**WRITTEN EXERCISE:** Copy out every line in which the string "with" occurs.

**GIVEN DATA:**
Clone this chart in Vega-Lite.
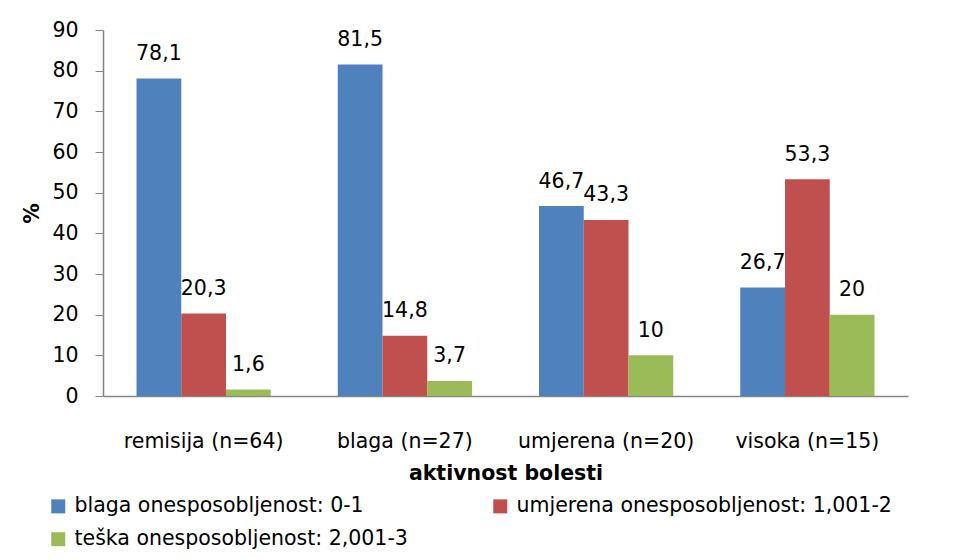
--
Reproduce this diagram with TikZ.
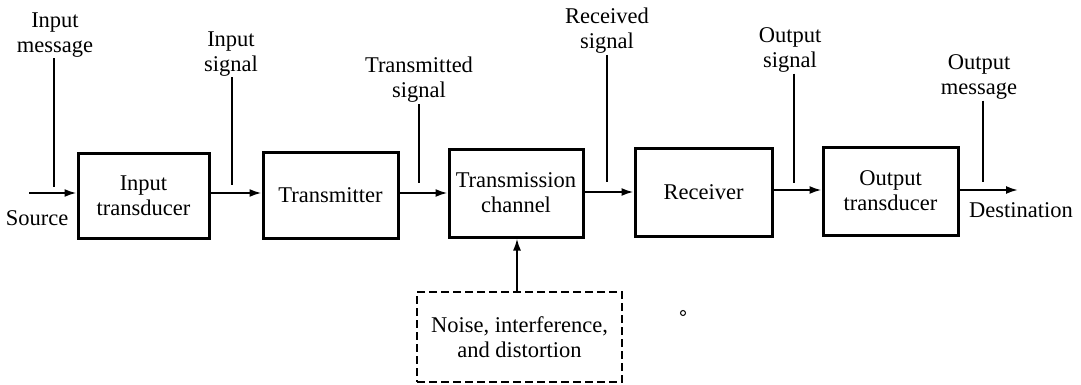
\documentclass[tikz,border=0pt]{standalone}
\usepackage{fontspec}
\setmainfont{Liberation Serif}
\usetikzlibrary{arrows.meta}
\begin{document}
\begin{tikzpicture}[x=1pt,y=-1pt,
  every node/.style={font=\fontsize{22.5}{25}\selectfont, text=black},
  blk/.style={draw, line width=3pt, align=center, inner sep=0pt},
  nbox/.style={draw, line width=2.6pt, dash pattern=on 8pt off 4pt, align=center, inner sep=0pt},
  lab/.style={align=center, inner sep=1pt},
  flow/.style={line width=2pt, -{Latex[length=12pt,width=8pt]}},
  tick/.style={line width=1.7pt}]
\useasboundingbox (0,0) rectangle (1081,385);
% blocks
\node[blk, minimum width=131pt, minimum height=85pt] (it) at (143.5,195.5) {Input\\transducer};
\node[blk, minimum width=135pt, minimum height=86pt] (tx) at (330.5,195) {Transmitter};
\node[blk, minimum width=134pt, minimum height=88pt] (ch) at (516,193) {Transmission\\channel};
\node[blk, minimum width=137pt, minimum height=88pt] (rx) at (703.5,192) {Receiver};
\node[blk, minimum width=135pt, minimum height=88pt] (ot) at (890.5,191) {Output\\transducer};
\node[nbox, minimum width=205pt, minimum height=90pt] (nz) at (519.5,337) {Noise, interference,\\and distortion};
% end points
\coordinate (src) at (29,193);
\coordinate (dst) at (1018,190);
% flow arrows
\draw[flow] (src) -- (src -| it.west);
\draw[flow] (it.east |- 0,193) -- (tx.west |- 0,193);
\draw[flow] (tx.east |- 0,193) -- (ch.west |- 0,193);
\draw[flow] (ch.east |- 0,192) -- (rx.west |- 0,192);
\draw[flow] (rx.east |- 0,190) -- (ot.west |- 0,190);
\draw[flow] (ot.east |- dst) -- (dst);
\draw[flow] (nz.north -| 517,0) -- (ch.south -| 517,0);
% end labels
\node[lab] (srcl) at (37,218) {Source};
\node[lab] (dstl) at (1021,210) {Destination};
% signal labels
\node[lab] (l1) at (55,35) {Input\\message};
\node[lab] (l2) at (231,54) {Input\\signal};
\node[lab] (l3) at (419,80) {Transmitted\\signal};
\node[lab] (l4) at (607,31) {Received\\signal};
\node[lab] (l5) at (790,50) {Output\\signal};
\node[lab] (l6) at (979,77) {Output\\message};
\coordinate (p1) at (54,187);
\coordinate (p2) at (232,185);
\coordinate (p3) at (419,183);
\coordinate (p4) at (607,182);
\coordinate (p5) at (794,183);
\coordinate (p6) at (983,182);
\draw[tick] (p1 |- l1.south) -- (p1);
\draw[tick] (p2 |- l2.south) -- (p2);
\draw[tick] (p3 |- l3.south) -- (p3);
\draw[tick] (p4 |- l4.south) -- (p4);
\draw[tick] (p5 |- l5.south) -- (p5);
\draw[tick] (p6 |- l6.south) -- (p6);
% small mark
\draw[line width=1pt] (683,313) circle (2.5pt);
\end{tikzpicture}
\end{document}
* * *
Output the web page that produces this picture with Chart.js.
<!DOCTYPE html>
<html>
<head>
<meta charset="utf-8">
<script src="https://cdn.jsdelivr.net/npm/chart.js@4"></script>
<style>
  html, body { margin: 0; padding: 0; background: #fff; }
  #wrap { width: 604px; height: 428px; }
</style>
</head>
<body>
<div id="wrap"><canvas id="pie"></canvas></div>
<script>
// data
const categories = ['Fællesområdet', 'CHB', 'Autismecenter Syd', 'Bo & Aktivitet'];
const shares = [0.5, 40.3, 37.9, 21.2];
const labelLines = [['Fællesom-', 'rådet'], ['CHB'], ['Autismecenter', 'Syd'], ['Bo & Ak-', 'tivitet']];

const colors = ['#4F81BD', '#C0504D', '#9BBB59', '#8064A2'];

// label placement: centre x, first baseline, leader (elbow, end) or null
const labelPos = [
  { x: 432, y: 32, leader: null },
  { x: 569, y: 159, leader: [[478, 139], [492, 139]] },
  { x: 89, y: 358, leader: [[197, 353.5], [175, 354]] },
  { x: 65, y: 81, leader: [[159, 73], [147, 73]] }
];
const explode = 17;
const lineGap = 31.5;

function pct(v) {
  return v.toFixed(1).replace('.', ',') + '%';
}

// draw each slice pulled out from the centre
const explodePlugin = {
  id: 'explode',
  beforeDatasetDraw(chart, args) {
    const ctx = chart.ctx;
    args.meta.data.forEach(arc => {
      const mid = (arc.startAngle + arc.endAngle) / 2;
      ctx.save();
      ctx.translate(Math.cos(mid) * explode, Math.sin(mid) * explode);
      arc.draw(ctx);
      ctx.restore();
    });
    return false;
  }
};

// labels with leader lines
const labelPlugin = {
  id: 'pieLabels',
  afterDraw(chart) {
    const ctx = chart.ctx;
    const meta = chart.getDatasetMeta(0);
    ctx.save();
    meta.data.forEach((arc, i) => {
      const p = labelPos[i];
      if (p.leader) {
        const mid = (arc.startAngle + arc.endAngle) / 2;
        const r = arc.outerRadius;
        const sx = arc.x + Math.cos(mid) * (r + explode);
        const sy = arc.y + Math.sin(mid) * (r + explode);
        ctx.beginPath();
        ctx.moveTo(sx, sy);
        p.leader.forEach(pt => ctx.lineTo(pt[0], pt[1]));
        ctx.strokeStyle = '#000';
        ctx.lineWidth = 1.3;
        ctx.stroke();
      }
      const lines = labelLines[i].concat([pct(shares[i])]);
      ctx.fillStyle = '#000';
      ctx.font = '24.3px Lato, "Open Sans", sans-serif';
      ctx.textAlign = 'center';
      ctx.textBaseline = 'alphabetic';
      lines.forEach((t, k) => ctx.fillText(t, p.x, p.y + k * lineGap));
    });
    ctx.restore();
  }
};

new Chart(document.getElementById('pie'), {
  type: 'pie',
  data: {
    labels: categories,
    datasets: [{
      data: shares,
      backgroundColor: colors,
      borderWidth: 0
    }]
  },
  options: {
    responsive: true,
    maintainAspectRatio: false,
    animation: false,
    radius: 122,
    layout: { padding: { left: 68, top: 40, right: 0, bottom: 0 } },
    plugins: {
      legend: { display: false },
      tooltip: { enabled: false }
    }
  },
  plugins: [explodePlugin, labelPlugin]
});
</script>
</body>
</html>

**ANSWER FOR THE TASK:**
Reproduce this diagram with TikZ.
Output the web page that produces this picture with Chart.js.
// labels with leader lines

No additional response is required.